— start of Extracted records —

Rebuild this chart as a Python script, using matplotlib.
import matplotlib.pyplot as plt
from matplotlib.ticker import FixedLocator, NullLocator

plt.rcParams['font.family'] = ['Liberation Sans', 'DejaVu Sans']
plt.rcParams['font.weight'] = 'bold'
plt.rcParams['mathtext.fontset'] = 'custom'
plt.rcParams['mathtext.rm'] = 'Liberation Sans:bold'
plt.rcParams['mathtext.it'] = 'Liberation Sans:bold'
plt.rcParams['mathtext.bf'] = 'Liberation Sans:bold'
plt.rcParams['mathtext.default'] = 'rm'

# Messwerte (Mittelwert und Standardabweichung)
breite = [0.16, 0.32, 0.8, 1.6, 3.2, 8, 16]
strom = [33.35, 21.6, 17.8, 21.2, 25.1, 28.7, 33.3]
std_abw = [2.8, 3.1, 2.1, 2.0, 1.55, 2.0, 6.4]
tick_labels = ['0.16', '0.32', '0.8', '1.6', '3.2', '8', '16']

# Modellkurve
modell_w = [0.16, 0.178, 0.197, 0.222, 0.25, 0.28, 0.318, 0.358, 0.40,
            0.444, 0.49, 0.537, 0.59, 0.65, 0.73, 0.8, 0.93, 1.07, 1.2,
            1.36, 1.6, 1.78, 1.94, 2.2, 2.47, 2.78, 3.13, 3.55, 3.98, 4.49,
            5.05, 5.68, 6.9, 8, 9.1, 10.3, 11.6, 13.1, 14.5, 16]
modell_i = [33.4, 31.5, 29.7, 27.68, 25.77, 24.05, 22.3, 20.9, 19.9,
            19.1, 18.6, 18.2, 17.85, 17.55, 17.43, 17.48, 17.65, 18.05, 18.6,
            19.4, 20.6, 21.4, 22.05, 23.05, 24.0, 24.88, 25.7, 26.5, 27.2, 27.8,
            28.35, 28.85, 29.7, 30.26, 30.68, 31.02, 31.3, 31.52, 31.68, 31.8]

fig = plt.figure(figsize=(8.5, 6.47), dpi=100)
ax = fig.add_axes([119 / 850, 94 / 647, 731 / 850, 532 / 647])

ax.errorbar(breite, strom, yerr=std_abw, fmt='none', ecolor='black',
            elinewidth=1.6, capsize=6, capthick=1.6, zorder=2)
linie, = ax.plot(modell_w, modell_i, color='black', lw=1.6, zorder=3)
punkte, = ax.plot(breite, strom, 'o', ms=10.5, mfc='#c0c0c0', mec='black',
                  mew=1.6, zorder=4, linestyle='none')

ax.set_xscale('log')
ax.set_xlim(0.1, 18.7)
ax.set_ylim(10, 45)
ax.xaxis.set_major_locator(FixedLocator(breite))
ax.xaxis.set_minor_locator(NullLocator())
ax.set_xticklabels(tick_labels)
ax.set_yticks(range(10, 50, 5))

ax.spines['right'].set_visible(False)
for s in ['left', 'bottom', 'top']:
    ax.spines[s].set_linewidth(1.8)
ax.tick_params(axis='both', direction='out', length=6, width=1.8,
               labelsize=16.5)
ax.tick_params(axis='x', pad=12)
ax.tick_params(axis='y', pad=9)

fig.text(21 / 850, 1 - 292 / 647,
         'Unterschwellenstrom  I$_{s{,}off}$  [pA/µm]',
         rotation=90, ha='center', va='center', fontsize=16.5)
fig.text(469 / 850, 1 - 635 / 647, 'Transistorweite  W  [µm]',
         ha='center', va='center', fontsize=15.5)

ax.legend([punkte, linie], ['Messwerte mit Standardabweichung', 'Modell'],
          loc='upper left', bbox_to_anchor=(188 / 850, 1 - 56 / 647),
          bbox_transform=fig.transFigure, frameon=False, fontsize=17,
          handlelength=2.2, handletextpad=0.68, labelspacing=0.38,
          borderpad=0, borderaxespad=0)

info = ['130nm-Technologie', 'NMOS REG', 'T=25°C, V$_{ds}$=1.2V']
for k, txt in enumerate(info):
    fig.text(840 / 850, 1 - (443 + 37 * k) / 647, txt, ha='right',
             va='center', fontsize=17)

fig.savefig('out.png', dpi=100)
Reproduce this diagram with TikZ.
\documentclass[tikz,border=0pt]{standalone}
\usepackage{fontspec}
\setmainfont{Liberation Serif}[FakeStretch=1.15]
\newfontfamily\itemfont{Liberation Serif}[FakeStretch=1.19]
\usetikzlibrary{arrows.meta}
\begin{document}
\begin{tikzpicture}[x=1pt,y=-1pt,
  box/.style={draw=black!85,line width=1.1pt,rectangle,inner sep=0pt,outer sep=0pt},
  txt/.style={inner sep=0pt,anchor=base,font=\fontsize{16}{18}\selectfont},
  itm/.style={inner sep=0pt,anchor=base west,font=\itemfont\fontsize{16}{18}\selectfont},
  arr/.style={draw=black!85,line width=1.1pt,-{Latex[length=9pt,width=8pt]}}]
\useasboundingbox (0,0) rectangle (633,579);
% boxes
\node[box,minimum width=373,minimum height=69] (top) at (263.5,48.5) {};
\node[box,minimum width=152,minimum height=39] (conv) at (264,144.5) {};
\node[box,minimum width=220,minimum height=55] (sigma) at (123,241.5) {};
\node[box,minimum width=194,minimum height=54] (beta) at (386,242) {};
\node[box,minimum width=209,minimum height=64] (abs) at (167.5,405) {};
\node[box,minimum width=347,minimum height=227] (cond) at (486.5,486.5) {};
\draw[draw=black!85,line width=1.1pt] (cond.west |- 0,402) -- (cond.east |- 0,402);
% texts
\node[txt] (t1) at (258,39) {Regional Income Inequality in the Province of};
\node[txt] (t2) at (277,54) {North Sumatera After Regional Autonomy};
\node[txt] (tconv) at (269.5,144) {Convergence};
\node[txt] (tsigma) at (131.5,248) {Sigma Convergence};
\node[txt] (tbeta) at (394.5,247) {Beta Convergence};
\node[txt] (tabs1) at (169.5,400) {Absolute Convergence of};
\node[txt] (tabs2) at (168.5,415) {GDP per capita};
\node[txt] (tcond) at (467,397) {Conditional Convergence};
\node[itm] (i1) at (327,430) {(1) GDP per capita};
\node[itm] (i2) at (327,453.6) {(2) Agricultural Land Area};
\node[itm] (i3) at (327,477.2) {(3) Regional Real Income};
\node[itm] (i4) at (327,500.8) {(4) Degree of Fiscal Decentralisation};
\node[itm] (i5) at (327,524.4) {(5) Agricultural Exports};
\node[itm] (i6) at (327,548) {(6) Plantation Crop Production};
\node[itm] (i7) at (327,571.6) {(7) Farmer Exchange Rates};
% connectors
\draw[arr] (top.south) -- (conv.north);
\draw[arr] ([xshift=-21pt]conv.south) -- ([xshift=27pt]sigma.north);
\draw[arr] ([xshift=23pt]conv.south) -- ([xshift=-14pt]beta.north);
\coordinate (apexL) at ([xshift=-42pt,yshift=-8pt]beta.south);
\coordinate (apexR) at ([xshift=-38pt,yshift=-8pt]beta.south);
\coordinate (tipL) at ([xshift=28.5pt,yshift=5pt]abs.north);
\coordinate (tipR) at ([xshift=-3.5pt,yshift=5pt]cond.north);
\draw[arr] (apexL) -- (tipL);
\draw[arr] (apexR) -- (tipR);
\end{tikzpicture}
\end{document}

— end of Extracted records —
— start of Extracted records —

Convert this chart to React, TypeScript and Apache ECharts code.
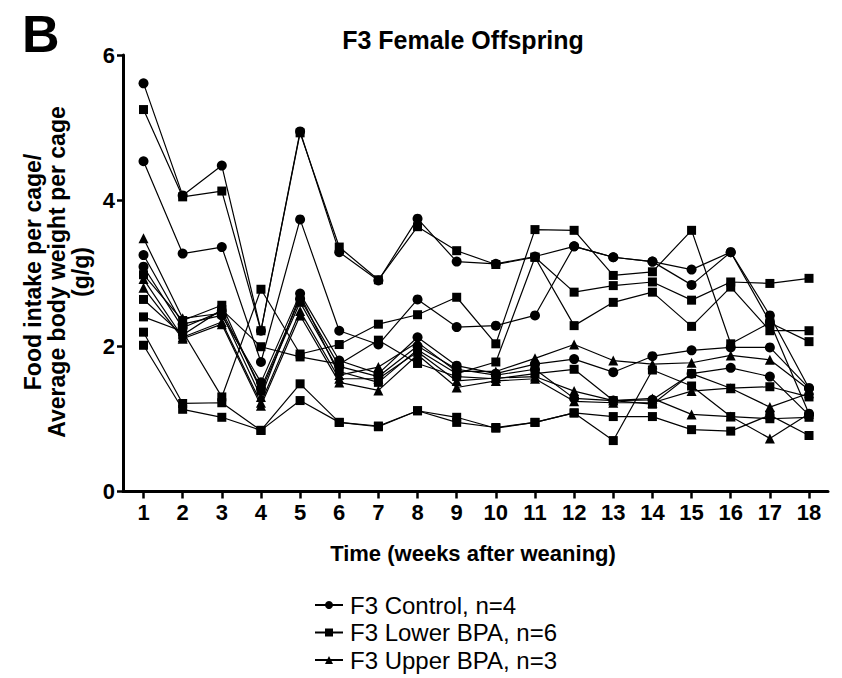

— end of Extracted records —
— start of Extracted records —

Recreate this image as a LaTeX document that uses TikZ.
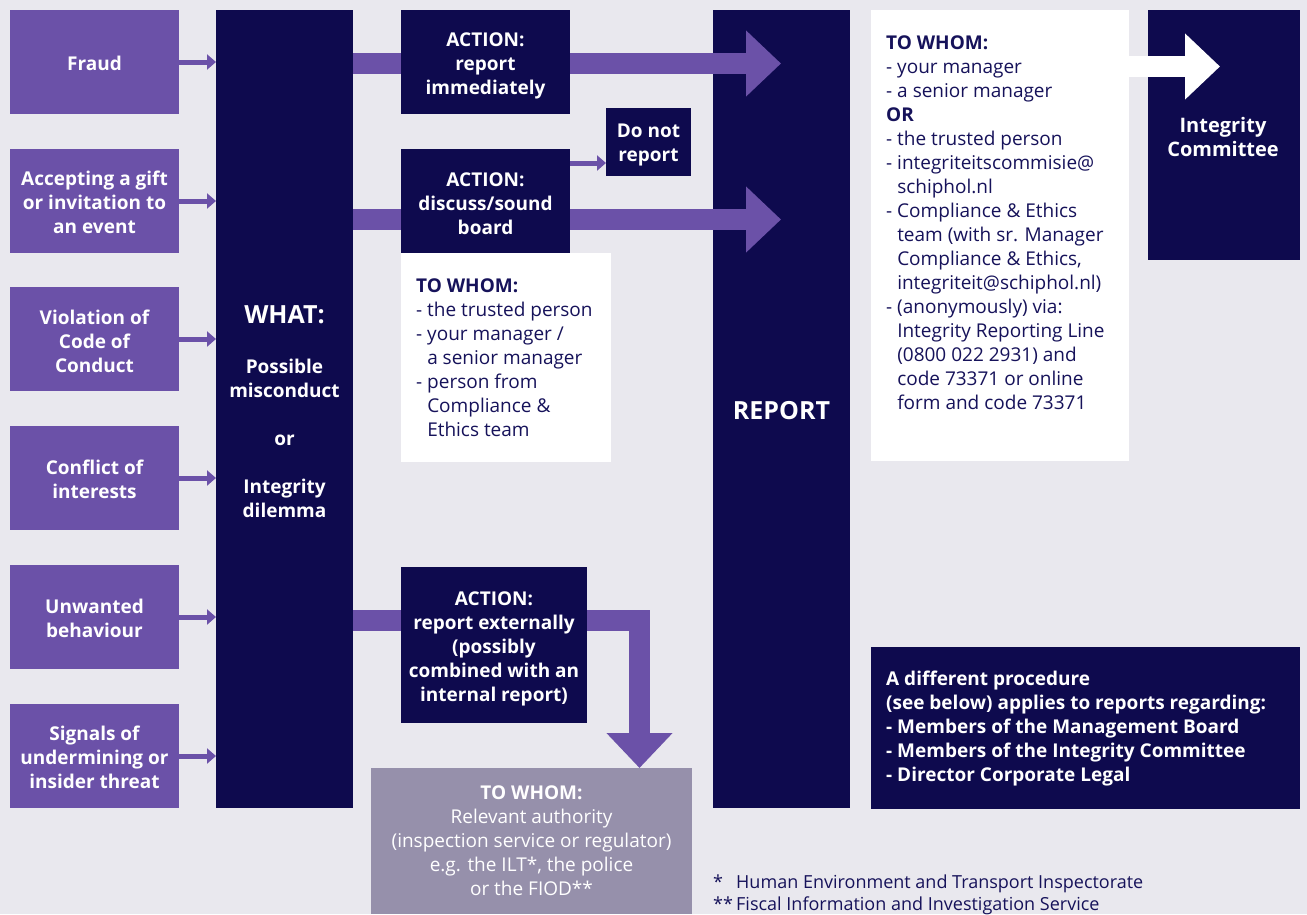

— end of Extracted records —

> **Objective**
The lines to extract from the data above begin with the line containing "Rebuild this chart" and end with the line containing "plt.rcParams['mathtext.default'] = 'rm'". Extract them exactly, including both.

> **Result**
Rebuild this chart as a Python script, using matplotlib.
import matplotlib.pyplot as plt
from matplotlib.ticker import FixedLocator, NullLocator

plt.rcParams['font.family'] = ['Liberation Sans', 'DejaVu Sans']
plt.rcParams['font.weight'] = 'bold'
plt.rcParams['mathtext.fontset'] = 'custom'
plt.rcParams['mathtext.rm'] = 'Liberation Sans:bold'
plt.rcParams['mathtext.it'] = 'Liberation Sans:bold'
plt.rcParams['mathtext.bf'] = 'Liberation Sans:bold'
plt.rcParams['mathtext.default'] = 'rm'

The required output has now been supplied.